IT'S ALL YOUR OWN PROBLEM AND NONE OF MY OWN: A LOOK AT VENDOR MANAGEMENT
by Donna Fitzgerald, Senior Consultant, Cutter Consortium
The question came up in the project management discussion group I run (www.newgrange.org) about how much responsibility a project manager (PM) has in making sure that a vendor is fairly compensated under the terms of a fixed-fee contract. Far be it from me to say a vendor can't enter a fixed-fee deal knowing they'll be taking a loss BUT once the contract is signed a certain attitude of fairness should prevail.
In this Advisor, I'd like to offer the perspective that the client-side PM is just as responsible for managing to the spirit of the contract (which is still essentially a document that says an honest day's work for an honest day's pay) as the vendor.
To illustrate my point, I'd like to share a tragedy of errors I once saw unfold at a company I'll call XGC. Prior to the start of the new fiscal year, the woman I was working for was promoted to senior director. In her new position, she would have responsibility for approximately a $20M portfolio of IT projects.
When the new organization was announced, I immediately began informal discussions with my network to find out what the word was on all the new projects we'd be inheriting. Most of the feedback I received was good but everyone I talked to hinted that one project was in serious trouble. The story was that the vendor was working on a fixed-fee contract but because of indecision on the part of XGC, things were going south. They all cautioned me that we should plan on getting hit with a very large change order to cover the amount of time the vendor was sitting on site spinning their gears while XGC waffled and shilly-shallied.
Being both proactive and paranoid I sent my client (the newly minted senior director) out to get an official answer (so I could do a year-end accrual) and she came back with the message, "Nope -- no problem. The vendor said they didn't have anything more to bill us."
She was busy, I was busy, and we both accepted the answer. After all, it was a fixed-fee contract and we'd done our moral duty by asking (or at least that's what we told ourselves). To this day, we both kick ourselves.
It's Your Problem
There's a line from an old western ballad that says "It's all your own problem and none of my own," which appears to embody the attitude most people have toward their vendor when they are working on a fixed-fee contract. The only problem is, in the long run your vendor's problems are eventually your problems, whether you want them to be or not.

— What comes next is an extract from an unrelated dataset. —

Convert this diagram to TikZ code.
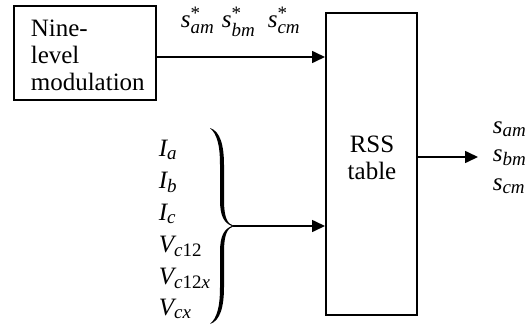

Returning to the situation at XGC, four months into the new year, everything fell apart. During the next quarter, the vendor was acquired by a very large consulting firm, who showed up on our doorstep one day and demanded we pay them $1.8M immediately or they'd pull the development team. At the time, the current contract was for a fixed fee of $843k and no one (including the project team) disputed that only 40% of the work on that contract had been done as agreed, hence the billed amount of $337k. This put roughly $1.5M in dispute, which was almost twice the original contract price.
So how did everyone find themselves in this rather ugly mess? I'm embarrassed to say it's because no one spent two minutes and multiplied out the number of people on the vendor development team (who were onsite every day) times their average bill rate and said, "Whoops, they've only billed us for $40k in the last three months and yet their costs have to be somewhere around $600 to $700k. There's probably something wrong here that we need to get to the bottom of."
Saying, "It's their problem and none of my own" is absolutely foolish and will come back and bite you 100% of the time. The ultimate outcome in the case I've discussed was that XGC paid the entire $834k, the development team left, and the project was scrapped at a total cost to XGC of $4.5M (XGC had an internal team of 15 working on the project).
While they say that hindsight is 20-20, there are a few solid lessons to be learned from this situation. The first is Tanstaafl (there ain't no such thing as a free lunch). A vendor that goes out of business or leaves mid-way through a project ensures that the project won't get done on time, no matter what the dollars. Also, from the client side, excessive dithering about how something really should be done needs to be confronted. If no one knows what the requirements are then no one should be coding. PERIOD. The Dilbert cartoon where the pointy-haired boss tells the development team to start coding while he goes out and gets the requirements is a situation that we all know doesn't work.
The final lesson is that every PM needs to be willing to deal with cold, hard reality and call a stop immediately when it's clear that the project has spun out of control. Going on hope and believing that things will somehow magically get better only leads to project failure. I knew in my gut in December that something was seriously wrong. Taking the extra five minutes to put in writing that the vendor was losing $10k a day based on the current progress toward deliverables might have illuminated the problem early enough to have saved both XGC and the vendor several million dollars in wasted time and effort.